Select Page

RENEWABLE ENERGY DOMINATES ANOTHER MONTH:
WIND + SOLAR = 100% OF NEW CAPACITY IN APRIL

OVER 84% OF NEW U.S. GENERATING CAPACITY
YEAR-TO-DATE IS FROM RENEWABLES

For Release: Tuesday – May 26, 2015

Contact: Ken Bossong, 301-270-6477 x.11

Washington DC – In what is becoming a frequent occurrence, if not predictable pattern, renewable energy sources once again dominate in the latest federal monthly update on new electrical generating capacity brought into service in the United States.

According to the recently-released “Energy Infrastructure Update” report from the Federal Energy Regulatory Commission’s (FERC) Office of Energy Projects, wind and solar accounted for all new generating capacity placed in-service in April. For the month, two “units” of wind (the 300-megawatt (MW) Hereford-2 Wind Farm Project in Deaf Smith County, TX and the 211-MW Mesquite Creek Wind Project in Dawson County, TX) came on line in addition to six new units – totaling 50 MW – of solar.

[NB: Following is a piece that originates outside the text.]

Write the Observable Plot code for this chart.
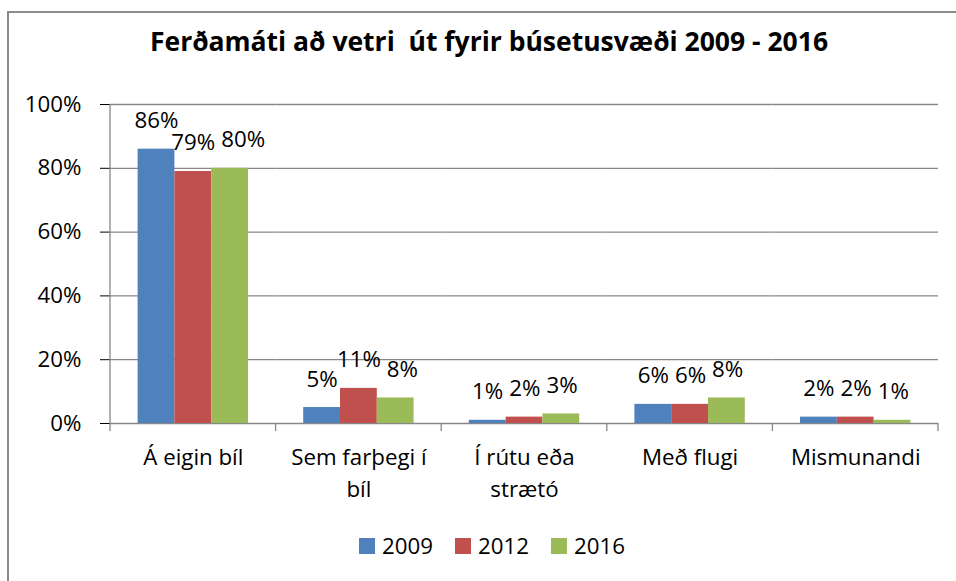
<!DOCTYPE html>
<html>
<head>
<meta charset="utf-8">
<script src="https://cdn.jsdelivr.net/npm/d3@7"></script>
<script src="https://cdn.jsdelivr.net/npm/@observablehq/plot@0.6"></script>
<style>
  html, body { margin: 0; padding: 0; background: #fff; }
  #wrap { position: relative; width: 956px; height: 581px; overflow: hidden; font-family: "Open Sans", Lato, sans-serif; }
  #border { position: absolute; left: 7px; top: 11px; width: 1000px; height: 700px; border-left: 2px solid #8c8c8c; border-top: 2px solid #8c8c8c; }
  #title { position: absolute; left: 0; width: 978px; top: 22px; line-height: 38px; text-align: center; font-weight: bold; font-size: 26.5px; color: #000; white-space: pre; }
  #chart { position: absolute; left: 0; top: 80px; }
  #chart svg { overflow: visible; }
  #chart g[aria-label="y-axis tick"] { stroke: #878787; }
  #chart g[aria-label="y-axis tick label"] { fill: #000; }
  #legend { position: absolute; top: 530px; left: 359px; display: flex; align-items: center; font-size: 22.3px; color: #000; }
  .item { display: flex; align-items: center; margin-right: 22px; }
  .sw { width: 16px; height: 16px; margin-right: 7px; }
</style>
</head>
<body>
<div id="wrap">
  <div id="border"></div>
  <div id="title">Ferðamáti að vetri  út fyrir búsetusvæði 2009 - 2016</div>
  <div id="chart"></div>
  <div id="legend"></div>
</div>
<script>
const categories = ["Á eigin bíl", "Sem farþegi í bíl", "Í rútu eða strætó", "Með flugi", "Mismunandi"];
const categoryLabels = ["Á eigin bíl", "Sem farþegi í\nbíl", "Í rútu eða\nstrætó", "Með flugi", "Mismunandi"];
const years = ["2009", "2012", "2016"];
const colors = ["#4F81BD", "#C0504D", "#9BBB59"];
const values2009 = [86, 5, 1, 6, 2];
const values2012 = [79, 11, 2, 6, 2];
const values2016 = [80, 8, 3, 8, 1];
const yTicks = [0, 20, 40, 60, 80, 100];

const series = [values2009, values2012, values2016];
const data = [];
categories.forEach((c, i) => years.forEach((yr, j) => data.push({cat: c, year: yr, value: series[j][i]})));
const labelData = categories.map((c, i) => ({cat: c, label: categoryLabels[i]}));

const font = "'Open Sans', Lato, sans-serif";
const chart = Plot.plot({
  width: 956,
  height: 440,
  marginLeft: 110,
  marginRight: 18,
  marginTop: 24,
  marginBottom: 97,
  style: {fontFamily: font, fontSize: "22.3px", color: "#000", background: "transparent"},
  fx: {domain: categories, padding: 0, round: false, axis: null, label: null},
  x: {domain: years, paddingInner: 0, paddingOuter: 0.75, round: false, axis: null, label: null},
  y: {domain: [0, 100], ticks: yTicks, tickFormat: d => d + "%", tickSize: 10, tickPadding: 19, label: null},
  color: {domain: years, range: colors},
  marks: [
    Plot.ruleY(yTicks, {y: d => d, stroke: "#878787", strokeWidth: 1.3}),
    Plot.barY(data, {fx: "cat", x: "year", y: "value", fill: "year"}),
    Plot.text(data, {fx: "cat", x: "year", y: "value", text: d => d.value + "%", lineAnchor: "bottom", dy: -21, fontSize: 22.3, fill: "#000"}),
    Plot.text(labelData, {fx: "cat", text: "label", frameAnchor: "bottom", lineAnchor: "top", dy: 19, lineHeight: 1.42, fontSize: 22.3, fill: "#000"})
  ]
});
document.getElementById("chart").appendChild(chart);

// axis line and category boundary ticks derived from Plot's scales
const fx = chart.scale("fx");
const ys = chart.scale("y");
const g = d3.select(chart).append("g").attr("stroke", "#878787").attr("stroke-width", 1.3);
const x0 = fx.apply(categories[0]);
g.append("line").attr("x1", x0).attr("x2", x0).attr("y1", ys.apply(100)).attr("y2", ys.apply(0) + 8);
categories.forEach(c => {
  const xe = fx.apply(c) + fx.bandwidth;
  g.append("line").attr("x1", xe).attr("x2", xe).attr("y1", ys.apply(0)).attr("y2", ys.apply(0) + 8);
});

// nudge colliding value labels to the right (like the spreadsheet's label placement)
const valueLabels = Array.from(chart.querySelectorAll('g[aria-label="text"] text'))
  .filter(t => /%$/.test(t.textContent));
const byParent = d3.group(valueLabels, t => t.parentNode);
for (const [, texts] of byParent) {
  const items = texts.map(t => ({t, r: t.getBoundingClientRect()}))
    .sort((a, b) => (a.r.left + a.r.right) - (b.r.left + b.r.right));
  let prev = null;
  for (const it of items) {
    let left = it.r.left, right = it.r.right;
    const top = it.r.top + 7, bottom = it.r.bottom - 7;
    if (prev) {
      const vOverlap = top < prev.bottom && prev.top < bottom;
      const need = prev.right + 6 - left;
      if (vOverlap && need > 0) {
        it.t.setAttribute("transform", (it.t.getAttribute("transform") || "") + ` translate(${need},0)`);
        left += need; right += need;
      }
    }
    prev = {left, right, top, bottom};
  }
}

const legend = document.getElementById("legend");
years.forEach((yr, j) => {
  const item = document.createElement("div");
  item.className = "item";
  const sw = document.createElement("div");
  sw.className = "sw";
  sw.style.background = colors[j];
  const t = document.createElement("span");
  t.textContent = yr;
  item.appendChild(sw);
  item.appendChild(t);
  legend.appendChild(item);
});
</script>
</body>
</html>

Further, wind, solar, geothermal, and hydropower combined have provided over 84 percent (84.1%) of the 1,900 MW of new U.S. electrical generating capacity placed into service during the first third of 2015. This includes 1,170 MW of wind (61.5%), 362 MW of solar (19.1%), 45 MW of geothermal steam (2.4%), and 21 MW of hydropower (1.1%). The balance (302 MW) was provided by five units of natural gas.

FERC has reported no new capacity for the year-to-date from biomass sources nor any from coal, oil, or nuclear power.

The total contribution of geothermal, hydropower, solar, and wind for the first four months of 2015 (1,598 MW) is similar to that for the same period in 2014 (1,611 MW – in addition to 116 MW of biomass). However, for the same period in 2014, natural gas added 1,518 MW of new capacity while coal and nuclear again provided none and oil just 1 MW. Renewable energy sources accounted for half of all new generating capacity added in 2014.

Renewable energy sources now account for 17.05% of total installed operating generating capacity in the U.S.: water – 8.55%, wind – 5.74%, biomass – 1.38%, solar – 1.05%, and geothermal steam – 0.33% (for comparison, renewables were 13.71% of capacity in December 2010 – the first month for which FERC issued an “Energy Infrastructure Update”).

Renewable energy capacity is now greater than that of nuclear (9.14%) and oil (3.92%) combined. In fact, the installed capacity of wind power alone has now surpassed that of oil. In addition, total installed operating generating capacity from solar has now reached and surpassed the one-percent threshold – a ten-fold increase since December 2010.